The notion that there is something such as the purity of a language (English or any other) that can be preserved is entirely misconceived.
Let's go back roughly 1500 years to when Germanic tribes started to settle in Britain. They are believed to have come from different parts of what is now Denmark, Germany and Holland. It seems highly likely that the different groups spoke different varieties or dialects of the same language. This appears to be confirmed by the different dialects of Old English that can be seen from the texts that began to appear a few centuries later.

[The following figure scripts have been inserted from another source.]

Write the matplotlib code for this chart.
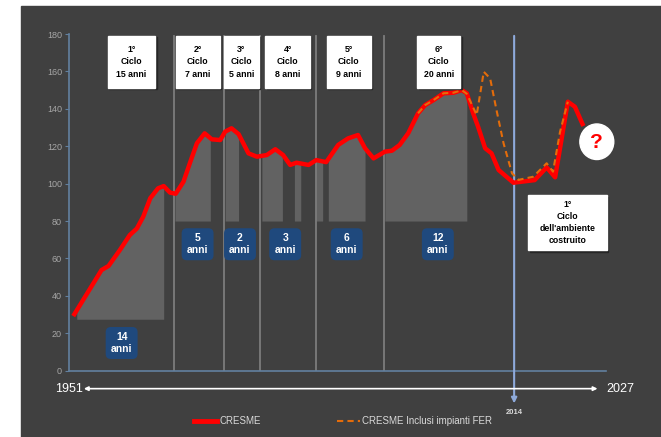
import numpy as np
import matplotlib
matplotlib.use("Agg")
import matplotlib.pyplot as plt
from matplotlib.patches import Rectangle, Ellipse
from matplotlib.lines import Line2D

plt.rcParams['font.family'] = ['Liberation Sans', 'DejaVu Sans']

# CRESME series (year, index)
cresme_year = [1951.6, 1955.6, 1956.6, 1958.2, 1959.6, 1960.6, 1961.5, 1962.5, 1963.6,
               1964.4, 1965.3, 1966.1, 1967.2, 1968.1, 1969.1, 1970.2, 1971.2, 1972.4,
               1973.1, 1974.0, 1975.0, 1976.4, 1977.6, 1979.0, 1980.2, 1981.3, 1982.3,
               1983.2, 1984.9, 1986.0, 1987.4, 1989.1, 1990.5, 1991.9, 1992.9, 1994.1,
               1995.7, 1996.7, 1997.8, 1999.0, 2000.4, 2001.4, 2002.6, 2004.0, 2005.4,
               2006.6, 2007.3, 2008.2, 2008.9, 2009.9, 2010.8, 2011.8, 2013.9, 2016.9,
               2018.6, 2019.8, 2021.6, 2022.6, 2023.8]
cresme_val = [29.2, 53.8, 56.0, 64.5, 72.5, 76.0, 82.3, 92.2, 97.5,
              98.7, 95.2, 94.6, 101.0, 110.9, 121.6, 126.9, 123.7, 123.3,
              127.8, 129.6, 126.5, 116.2, 114.4, 115.3, 118.4, 115.3, 110.0,
              111.2, 110.0, 112.6, 111.5, 120.7, 124.2, 126.0, 118.9, 113.5,
              117.1, 117.6, 120.7, 126.9, 137.6, 142.0, 144.7, 148.3, 148.6,
              150.0, 148.3, 137.6, 130.4, 118.9, 116.2, 107.3, 100.5, 101.9,
              108.7, 103.4, 143.8, 141.1, 130.8]

# CRESME incl. impianti FER
fer_year = [2000.4, 2001.4, 2002.6, 2004.0, 2005.4, 2006.6, 2007.3, 2008.7, 2009.7,
            2010.6, 2011.5, 2012.5, 2013.7, 2014.6, 2016.7, 2018.6, 2019.5, 2020.5, 2021.6]
fer_val = [137.6, 142.0, 144.7, 148.3, 148.6, 150.0, 148.0, 136.7, 159.8,
           156.3, 139.4, 121.6, 105.5, 102.0, 103.7, 110.9, 106.4, 127.8, 143.8]

# expansion phases (start, end, base)
phase_start = [1952.1, 1966.0, 1973.1, 1978.3, 1982.9, 1985.9, 1987.7, 1995.7]
phase_end = [1964.4, 1971.0, 1975.0, 1981.2, 1983.8, 1986.9, 1992.9, 2007.3]
phase_base = [27.5, 80, 80, 80, 80, 80, 80, 80]

# cycle boundaries
cycle_bounds = [1965.93, 1973.0, 1978.0, 1985.9, 1995.6]
cycle_labels = ["1°\nCiclo\n15 anni", "2°\nCiclo\n7 anni", "3°\nCiclo\n5 anni",
                "4°\nCiclo\n8 anni", "5°\nCiclo\n9 anni", "6°\nCiclo\n20 anni"]
cycle_box_x = [(1956.47, 1963.2), (1966.1, 1972.3), (1972.9, 1977.9),
               (1978.8, 1985.1), (1987.5, 1993.7), (2000.3, 2006.4)]
phase_labels = ["14\nanni", "5\nanni", "2\nanni", "3\nanni", "6\nanni", "12\nanni"]
phase_label_x = [1958.45, 1969.2, 1975.2, 1981.6, 1990.3, 2003.2]
phase_label_y = [14.8, 67.6, 67.6, 67.6, 67.6, 67.6]

BG = '#404040'
SPINE = '#62809f'

fig = plt.figure(figsize=(6.61, 4.37), dpi=100)
fig.patches.append(Rectangle((21 / 661, 0), 640 / 661, 431 / 437,
                             transform=fig.transFigure, color=BG, zorder=-10))
ax = fig.add_axes([69 / 661, 1 - 370.7 / 437, 537 / 661, 336.7 / 437])
ax.set_facecolor('none')
ax.set_xlim(1951, 2027)
ax.set_ylim(0, 180)

# shaded phases under the curve
for s, e, b in zip(phase_start, phase_end, phase_base):
    xx = np.linspace(s, e, 80)
    ax.fill_between(xx, b, np.interp(xx, cresme_year, cresme_val),
                    color='#626262', lw=0, zorder=1)

for xb in cycle_bounds:
    ax.plot([xb, xb], [0, 179], color='#7c7c7c', lw=1.3, zorder=2)

ax.plot(cresme_year, cresme_val, color='#ff0000', lw=3.2, zorder=4,
        solid_joinstyle='round', solid_capstyle='butt')
ax.plot(fer_year, fer_val, color='#e46c0a', lw=1.5, ls=(0, (3, 2)), zorder=5)

# 2014 line with arrow
ax.annotate('', xy=(2014, -17.5), xytext=(2014, 179), annotation_clip=False,
            arrowprops=dict(arrowstyle='-|>', color='#8eaadb', lw=1.5,
                            mutation_scale=8, shrinkA=0, shrinkB=0), zorder=3)
ax.text(2014, -20.5, '2014', color='#d9d9d9', fontsize=5.5, ha='center', va='top',
        fontweight='bold', clip_on=False)

# time arrow
ax.annotate('', xy=(1953.1, -9.6), xytext=(2025.8, -9.6), annotation_clip=False,
            arrowprops=dict(arrowstyle='<|-|>', color='white', lw=1.2,
                            mutation_scale=6, shrinkA=0, shrinkB=0))
ax.text(1953.0, -9.6, '1951', color='white', fontsize=9, ha='right', va='center',
        clip_on=False)
ax.text(2027.1, -9.6, '2027', color='white', fontsize=9, ha='left', va='center',
        clip_on=False)

# white cycle boxes
for (x0, x1), lab in zip(cycle_box_x, cycle_labels):
    ax.add_patch(Rectangle((x0 + 0.2, 151.3 - 0.8), x1 - x0, 179.1 - 151.3,
                           color='#262626', zorder=5, clip_on=False))
    ax.add_patch(Rectangle((x0, 151.3), x1 - x0, 179.1 - 151.3,
                           color='white', zorder=6, clip_on=False))
    ax.text((x0 + x1) / 2, 165.2, lab, ha='center', va='center', fontsize=6.3,
            fontweight='bold', color='black', linespacing=1.5, zorder=7)

x0, x1 = 2016.0, 2027.1
ax.add_patch(Rectangle((x0 + 0.2, 64.5 - 0.8), x1 - x0, 93.8 - 64.5,
                       color='#262626', zorder=5, clip_on=False))
ax.add_patch(Rectangle((x0, 64.5), x1 - x0, 93.8 - 64.5,
                       color='white', zorder=6, clip_on=False))
ax.text((x0 + x1) / 2, 79.2, "1°\nCiclo\ndell'ambiente\ncostruito", ha='center',
        va='center', fontsize=6.3, fontweight='bold', color='black',
        linespacing=1.45, zorder=7)

# blue phase-length boxes
for xl, yl, lab in zip(phase_label_x, phase_label_y, phase_labels):
    ax.text(xl, yl, lab, ha='center', va='center', fontsize=7.5, fontweight='bold',
            color='white', linespacing=1.2, zorder=7,
            bbox=dict(boxstyle='round,pad=0.5,rounding_size=0.5',
                      fc='#1f497d', ec='none'))

# question mark
ax.add_patch(Ellipse((2025.7, 122.4), 4.8, 19.0, color='white', zorder=6,
                     clip_on=False))
ax.text(2025.7, 122.0, '?', color='#ff0000', fontsize=15, fontweight='bold',
        ha='center', va='center', zorder=7)

for sp in ['top', 'right']:
    ax.spines[sp].set_visible(False)
for sp in ['left', 'bottom']:
    ax.spines[sp].set_color(SPINE)
    ax.spines[sp].set_linewidth(1.2)
ax.set_xticks([])
ax.set_yticks(np.arange(0, 181, 20))
ax.tick_params(axis='y', colors=SPINE, length=3, width=0.8, pad=2,
               labelsize=6.5, labelcolor='#a6a6a6')

handles = [Line2D([], [], color='#ff0000', lw=3.5),
           Line2D([], [], color='#e46c0a', lw=1.5, ls=(0, (3, 2)))]
fig.legend(handles, ['CRESME', 'CRESME Inclusi impianti FER'], ncol=2,
           loc='center left', bbox_to_anchor=(194 / 661, 1 - 421 / 437),
           frameon=False, fontsize=7, labelcolor='#d9d9d9', handlelength=2.4,
           handletextpad=0.2, columnspacing=7.8, borderpad=0, borderaxespad=0)

fig.savefig('out.png', dpi=100)
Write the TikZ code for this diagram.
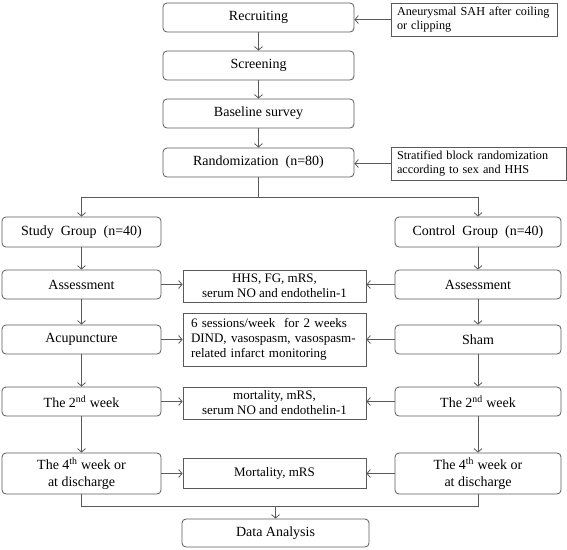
\documentclass[tikz,border=0pt]{standalone}
\usepackage{fontspec}
\setmainfont{Liberation Serif}
\usetikzlibrary{arrows.meta}
\definecolor{ln}{HTML}{5A5A5A}
\begin{document}
\begin{tikzpicture}[x=1pt,y=-1pt,
  rbox/.style={draw=ln,line width=0.8pt,rounded corners=4pt,inner sep=0pt,align=center,
    font=\fontsize{14}{17}\selectfont},
  sbox/.style={draw=ln,line width=0.8pt,inner sep=0pt,align=center,
    font=\fontsize{13}{15}\selectfont},
  lbox/.style={draw=ln,line width=0.8pt,inner ysep=0pt,align=left,
    font=\fontsize{12.2}{14}\selectfont},
  arr/.style={draw=ln,line width=0.8pt,-{Straight Barb[length=3.5pt,width=8pt]}},
  ln/.style={draw=ln,line width=0.8pt}]
\useasboundingbox (0,0) rectangle (567,549);
% main column
\node[rbox,minimum width=191pt,minimum height=29pt] (rec) at (258.5,17.5) {Recruiting};
\node[rbox,minimum width=191pt,minimum height=29pt] (scr) at (258.5,65.5) {Screening};
\node[rbox,minimum width=191pt,minimum height=29pt] (base) at (258.5,113.5) {Baseline survey};
\node[rbox,minimum width=191pt,minimum height=29pt] (rand) at (258.5,162.5) {Randomization\ \ (n=80)};
% side boxes
\node[lbox,inner xsep=6pt,text width=154pt,minimum height=33pt] (side1) at (474,19.5) {\mbox{Aneurysmal SAH after coiling}\\or clipping};
\node[lbox,inner xsep=6pt,text width=163pt,minimum height=33pt] (side2) at (478.5,163.5) {\mbox{Stratified block randomization}\\\mbox{according to sex and HHS}};
\draw[arr] (side1.west) -- (side1.west -| rec.east);
\draw[arr] (side2.west) -- (side2.west -| rand.east);
\draw[arr] (rec) -- (scr);
\draw[arr] (scr) -- (base);
\draw[arr] (base) -- (rand);
% groups
\node[rbox,minimum width=159pt,minimum height=30pt] (grpL) at (81.5,232) {Study\ \ Group\ \ (n=40)};
\node[rbox,minimum width=166pt,minimum height=30pt] (grpR) at (478,232) {Control\ \ Group\ \ (n=40)};
\coordinate (split) at (258.5,197);
\draw[ln] (rand.south) -- (split);
\draw[arr] (split) -| (grpL.north);
\draw[arr] (split) -| (grpR.north);
% rows
\node[rbox,minimum width=159pt,minimum height=29pt] (asmL) at (81.5,284.5) {Assessment};
\node[rbox,minimum width=166pt,minimum height=29pt] (asmR) at (478,284.5) {Assessment};
\node[rbox,minimum width=159pt,minimum height=29pt] (acu) at (81.5,339.5) {Acupuncture};
\node[rbox,minimum width=166pt,minimum height=29pt] (sham) at (478,339.5) {Sham};
\node[rbox,minimum width=159pt,minimum height=29pt] (wkL) at (81.5,401.5) {The 2\textsuperscript{nd} week};
\node[rbox,minimum width=166pt,minimum height=29pt] (wkR) at (478,401.5) {The 2\textsuperscript{nd} week};
\node[rbox,minimum width=159pt,minimum height=41pt] (fwL) at (81.5,473.5) {The 4\textsuperscript{th} week or\\at discharge};
\node[rbox,minimum width=166pt,minimum height=41pt] (fwR) at (478,473.5) {The 4\textsuperscript{th} week or\\at discharge};
% middle boxes
\node[sbox,minimum width=183pt,minimum height=32pt] (m1) at (274.5,286) {HHS, FG, mRS,\\serum NO and endothelin-1};
\node[sbox,align=left,inner xsep=8pt,text width=167pt,minimum height=53pt] (m2) at (274.5,339.5) {\mbox{6 sessions/week\ \ for 2 weeks}\\\mbox{DIND, vasospasm, vasospasm-}\\\mbox{related infarct monitoring}};
\node[sbox,minimum width=183pt,minimum height=32pt] (m3) at (274.5,403) {mortality, mRS,\\serum NO and endothelin-1};
\node[sbox,minimum width=183pt,minimum height=30pt] (m4) at (274.5,473) {Mortality,\ mRS};
\node[rbox,minimum width=187pt,minimum height=28pt] (data) at (275.5,533) {Data Analysis};
% vertical arrows
\draw[arr] (grpL) -- (asmL);
\draw[arr] (asmL) -- (acu);
\draw[arr] (acu) -- (wkL);
\draw[arr] (wkL) -- (fwL);
\draw[arr] (grpR) -- (asmR);
\draw[arr] (asmR) -- (sham);
\draw[arr] (sham) -- (wkR);
\draw[arr] (wkR) -- (fwR);
% horizontal arrows
\draw[arr] (asmL.east) -- (asmL.east -| m1.west);
\draw[arr] (asmR.west) -- (asmR.west -| m1.east);
\draw[arr] (acu.east) -- (acu.east -| m2.west);
\draw[arr] (sham.west) -- (sham.west -| m2.east);
\draw[arr] (wkL.east) -- (wkL.east -| m3.west);
\draw[arr] (wkR.west) -- (wkR.west -| m3.east);
\draw[arr] (fwL.east) -- (fwL.east -| m4.west);
\draw[arr] (fwR.west) -- (fwR.west -| m4.east);
% join
\coordinate (join) at (275.5,506);
\draw[ln] (fwL.south) |- (join);
\draw[ln] (fwR.south) |- (join);
\draw[arr] (join) -- (data.north);
\end{tikzpicture}
\end{document}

The next stage was the invasion of the Vikings. By the time they came the varieties of language that the invaders spoke had become differentiated from the varieties of language spoken by the Angles, Saxons, Frisians and Jutes who had settled a few centuries earlier. We can probably talk about the invaders and the "English" speaking different languages, but with a high degree of mutual intelligibilty. Many Scandinavian words entered the English language, most notably they, them and their and are.
The Norman Conquest did of course lead eventually to huge changes in English vocabulary. After that borrowings form Latin and Greek continued to enrich the language and we must not forget the influx of words from all over the world more or less starting with European colonialisation.
The position is now such that no one, however clever they are, can understand Old English without learning it as if it were a foreign language.
So, if you want to restore the "purity" of the English language how far back do you want to go? Even if you go as far back as the time when it could be said that "English" was a separate language from what was spoken on the continent, you still have the problem of which variety to choose.